Pipeline Performance Tuning Guide

This document describes how you can tune your pipelines to achieve better performance. Performance depends on the size and characteristics of the data being processed, the structure of the pipeline, and the plugins being used. By understanding a little about how a pipeline is executed, you will be able to understand what settings can be adjusted and what impact they will have.

Terminology

There are a number of different terms that are used in pipeline processing. This section gives a short definition for main terms and outlines synonyms that are used in different software. More details can be found in the following sections.

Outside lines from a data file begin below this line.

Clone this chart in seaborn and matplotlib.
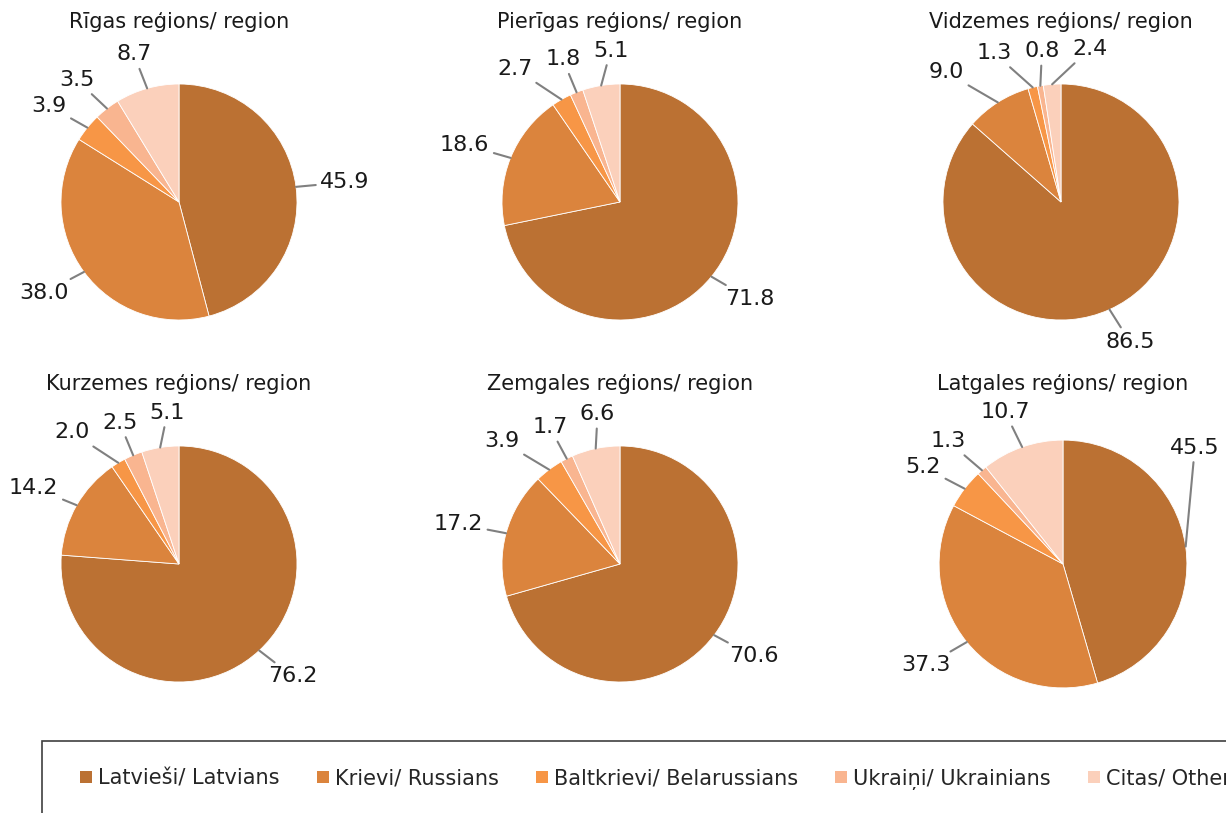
import numpy as np
import matplotlib
matplotlib.use('Agg')
import matplotlib.pyplot as plt
from matplotlib.patches import Rectangle, Patch
import seaborn as sns

sns.set_theme(style='white')
plt.rcParams['font.family'] = ['DejaVu Sans']

regions = ['Rīgas reģions/ region', 'Pierīgas reģions/ region', 'Vidzemes reģions/ region',
           'Kurzemes reģions/ region', 'Zemgales reģions/ region', 'Latgales reģions/ region']
groups = ['Latvieši/ Latvians', 'Krievi/ Russians', 'Baltkrievi/ Belarussians',
          'Ukraiņi/ Ukrainians', 'Citas/ Others']
latvians = [45.9, 71.8, 86.5, 76.2, 70.6, 45.5]
russians = [38.0, 18.6, 9.0, 14.2, 17.2, 37.3]
belarussians = [3.9, 2.7, 1.3, 2.0, 3.9, 5.2]
ukrainians = [3.5, 1.8, 0.8, 2.5, 1.7, 1.3]
others = [8.7, 5.1, 2.4, 5.1, 6.6, 10.7]

colors = ['#BB7133', '#DB843D', '#F79646', '#F9B590', '#FBD0BB']
pie_radius = [1.0, 1.0, 1.0, 1.0, 1.0, 1.05]

W, H = 1226, 813
R_PX = 118
centers = [(179, 202), (620, 202), (1061, 202), (179, 564), (620, 564), (1063, 564)]


def place_labels(vals, radius, x_max):
    '''Label positions along the wedge mid angles, spread apart where they collide.'''
    fracs = np.array(vals) / sum(vals)
    mids = 90 - (np.cumsum(fracs) - fracs / 2) * 360
    ang = np.deg2rad(mids)
    edge = np.c_[np.cos(ang), np.sin(ang)] * radius
    widths = np.array([len(f'{v:.1f}') * 0.115 for v in vals])
    rl = 1.42 * radius
    pos = np.c_[rl * np.cos(ang), 1.3 * radius * np.sin(ang)]
    # slide labels that would run off the figure up along the circle
    for i in range(len(vals)):
        lim = x_max - widths[i] / 2
        if pos[i, 0] > lim:
            a = np.arccos(min(lim / rl, 1.0))
            pos[i] = [lim, rl * np.sin(a)]
    sx = np.sign(pos[:, None, 0] - pos[None, :, 0])
    sy = np.sign(pos[:, None, 1] - pos[None, :, 1])
    h = 0.2
    for _ in range(300):
        moved = False
        for i in range(len(vals)):
            for j in range(i + 1, len(vals)):
                dx = pos[j, 0] - pos[i, 0]
                dy = pos[j, 1] - pos[i, 1]
                need_x = (widths[i] + widths[j]) / 2 + 0.06 - abs(dx)
                need_y = h + 0.02 - abs(dy)
                if need_x > 0 and need_y > 0:
                    moved = True
                    if abs(pos[i, 1] + pos[j, 1]) > abs(pos[i, 0] + pos[j, 0]):
                        s = sx[j, i] if sx[j, i] != 0 else 1
                        gap = (widths[i] + widths[j]) / 2 + 0.06 - s * dx
                        pos[i, 0] -= s * gap / 2
                        pos[j, 0] += s * gap / 2
                    else:
                        s = sy[j, i] if sy[j, i] != 0 else 1
                        gap = h + 0.02 - s * dy
                        pos[i, 1] -= s * gap / 2
                        pos[j, 1] += s * gap / 2
        if not moved:
            break
    return edge, pos


fig = plt.figure(figsize=(W / 100, H / 100), dpi=100)
aw, ah = 441, 362

for k, region in enumerate(regions):
    vals = [latvians[k], russians[k], belarussians[k], ukrainians[k], others[k]]
    cx, cy = centers[k]
    ax = fig.add_axes([(cx - aw / 2) / W, 1 - (cy + ah / 2) / H, aw / W, ah / H])
    ax.pie(vals, colors=colors, startangle=90, counterclock=False, radius=pie_radius[k],
           wedgeprops=dict(edgecolor='white', linewidth=0.6))
    ax.set_aspect('equal')
    ax.set_xlim(-aw / 2 / R_PX, aw / 2 / R_PX)
    ax.set_ylim(-ah / 2 / R_PX, ah / 2 / R_PX)
    ax.axis('off')
    ax.text(0, 1.525, region, ha='center', va='center', fontsize=15, color='#1a1a1a')

    edge, pos = place_labels(vals, pie_radius[k], (W - 4 - cx) / R_PX)
    for v, e, p in zip(vals, edge, pos):
        ax.annotate(f'{v:.1f}', xy=e, xytext=p, ha='center', va='center',
                    fontsize=16, color='#1a1a1a', annotation_clip=False,
                    arrowprops=dict(arrowstyle='-', color='#808080', lw=1.5,
                                    shrinkA=1, shrinkB=0))

# legend box, running past the right and bottom edges
fig.patches.append(Rectangle((42 / W, -0.05), 1.1, (813 - 741) / H + 0.05,
                             transform=fig.transFigure, fill=False,
                             edgecolor='#404040', linewidth=1.2))
handles = [Patch(facecolor=c, edgecolor='none') for c in colors]
fig.legend(handles, groups, loc='center left', bbox_to_anchor=(72 / W, 1 - 779 / H),
           ncol=5, frameon=False, fontsize=15, handlelength=0.55, handleheight=0.55,
           handletextpad=0.3, columnspacing=1.8, borderaxespad=0)

fig.savefig('out.png', dpi=100)
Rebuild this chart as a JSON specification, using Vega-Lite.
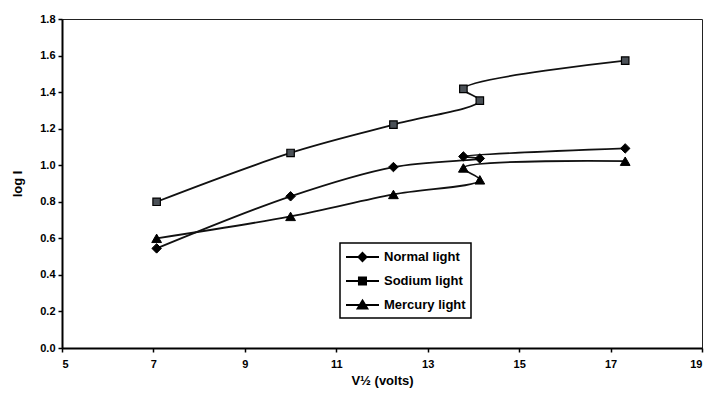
{
  "$schema": "https://vega.github.io/schema/vega-lite/v6.json",
  "autosize": {"type": "none"},
  "padding": {"left": 62, "top": 19, "right": 6, "bottom": 46},
  "width": 640,
  "height": 329,
  "background": "white",
  "config": {
    "font": "Liberation Sans",
    "view": {"stroke": "#222", "strokeWidth": 1},
    "legend": {"strokeWidth": 1.5},
    "axis": {
      "grid": false,
      "domainColor": "#000",
      "domainWidth": 2,
      "tickColor": "#000",
      "tickWidth": 1.5,
      "tickSize": 4,
      "labelFont": "Liberation Sans",
      "labelFontSize": 11,
      "labelFontWeight": "bold",
      "labelColor": "#000",
      "titleFont": "Liberation Sans",
      "titleFontSize": 13,
      "titleFontWeight": "bold",
      "titleColor": "#000"
    }
  },
  "data": {
    "values": [
      {"series": "Normal light", "i": 1, "x": 7.07, "y": 0.545},
      {"series": "Normal light", "i": 2, "x": 10.0, "y": 0.83},
      {"series": "Normal light", "i": 3, "x": 12.25, "y": 0.99},
      {"series": "Normal light", "i": 4, "x": 14.14, "y": 1.037},
      {"series": "Normal light", "i": 5, "x": 13.78, "y": 1.048},
      {"series": "Normal light", "i": 6, "x": 17.32, "y": 1.092},
      {"series": "Sodium light", "i": 1, "x": 7.07, "y": 0.80},
      {"series": "Sodium light", "i": 2, "x": 10.0, "y": 1.067},
      {"series": "Sodium light", "i": 3, "x": 12.25, "y": 1.222},
      {"series": "Sodium light", "i": 4, "x": 14.14, "y": 1.353},
      {"series": "Sodium light", "i": 5, "x": 13.78, "y": 1.418},
      {"series": "Sodium light", "i": 6, "x": 17.32, "y": 1.572},
      {"series": "Mercury light", "i": 1, "x": 7.07, "y": 0.60},
      {"series": "Mercury light", "i": 2, "x": 10.0, "y": 0.72},
      {"series": "Mercury light", "i": 3, "x": 12.25, "y": 0.84},
      {"series": "Mercury light", "i": 4, "x": 14.14, "y": 0.92},
      {"series": "Mercury light", "i": 5, "x": 13.78, "y": 0.985},
      {"series": "Mercury light", "i": 6, "x": 17.32, "y": 1.022}
    ]
  },
  "encoding": {
    "x": {
      "field": "x",
      "type": "quantitative",
      "scale": {"domain": [5, 19], "nice": false, "zero": false},
      "axis": {"values": [5, 7, 9, 11, 13, 15, 17, 19], "title": "V½ (volts)", "labelPadding": 6, "titlePadding": 5}
    },
    "y": {
      "field": "y",
      "type": "quantitative",
      "scale": {"domain": [0, 1.8], "nice": false},
      "axis": {"values": [0, 0.2, 0.4, 0.6, 0.8, 1.0, 1.2, 1.4, 1.6, 1.8], "format": ".1f", "title": "log I", "labelPadding": 3, "titlePadding": 15}
    }
  },
  "layer": [
    {
      "mark": {"type": "line", "interpolate": "catmull-rom", "color": "#111", "strokeWidth": 1.8},
      "encoding": {
        "detail": {"field": "series", "type": "nominal"},
        "order": {"field": "i", "type": "quantitative"}
      }
    },
    {
      "transform": [{"filter": "datum.series === 'Normal light'"}],
      "mark": {"type": "point", "shape": "diamond", "filled": true, "fill": "#000", "stroke": "#000", "strokeWidth": 1, "size": 90, "opacity": 1}
    },
    {
      "transform": [{"filter": "datum.series === 'Sodium light'"}],
      "mark": {"type": "point", "shape": "square", "filled": true, "fill": "#4b5157", "stroke": "#000", "strokeWidth": 1.2, "size": 56, "opacity": 1}
    },
    {
      "transform": [{"filter": "datum.series === 'Mercury light'"}],
      "mark": {"type": "point", "shape": "triangle-up", "filled": true, "fill": "#000", "stroke": "#000", "strokeWidth": 1, "size": 95, "opacity": 1}
    },
    {
      "mark": {"type": "point", "filled": false, "color": "#000", "strokeWidth": 2, "opacity": 0},
      "encoding": {
        "shape": {
          "field": "series",
          "type": "nominal",
          "sort": ["Normal light", "Sodium light", "Mercury light"],
          "scale": {"range": [
            "M-1,0H3.125M1.06,-0.5L1.56,0L1.06,0.5L0.56,0ZM1.06,-0.25L1.31,0L1.06,0.25L0.81,0ZM1.06,-0.4V0.4",
            "M-1,0H3.125M0.62,-0.44H1.5V0.44H0.62ZM0.84,-0.22H1.28V0.22H0.84ZM1.06,-0.4V0.4",
            "M-1,0H3.125M1.06,-0.55L1.66,0.45H0.46ZM1.06,-0.2L1.36,0.3H0.76ZM1.06,-0.45V0.45"
          ]},
          "legend": {
            "orient": "none",
            "legendX": 278,
            "legendY": 224,
            "title": null,
            "strokeColor": "#000",
            "fillColor": "white",
            "padding": 5,
            "rowPadding": 7,
            "symbolSize": 256,
            "symbolStrokeWidth": 2,
            "symbolStrokeColor": "#000",
            "symbolOpacity": 1,
            "labelOffset": 21,
            "labelFont": "Liberation Sans",
            "labelFontSize": 13,
            "labelFontWeight": "bold",
            "labelColor": "#000"
          }
        }
      }
    }
  ]
}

Splits or partitions. A data set is split into splits (other name partitions) to process it in parallel. If you don’t have enough splits you can’t utilize the who cluster.
Nodes (driver and worker). Physical or virtual machines that can do processing. Driver nodes run driver processes that coordinate work, worker nodes run executors that process data. They have machine characteristics (amount of memory and number of vCores available for processes).
vCores, Cores or CPUs. A resource that does computing. Usually your nodes provide a certain amount of Cores and your Executors request 1 or few CPUs. You want this to be balanced along with memory otherwise you will end up underutilizing your cluster.

Executor processes. The processes that do actual data processing. You define how much memory and how many CPUs those need and they are scheduled on your nodes accordingly. You want to have enough splits to have all of the executors utilized.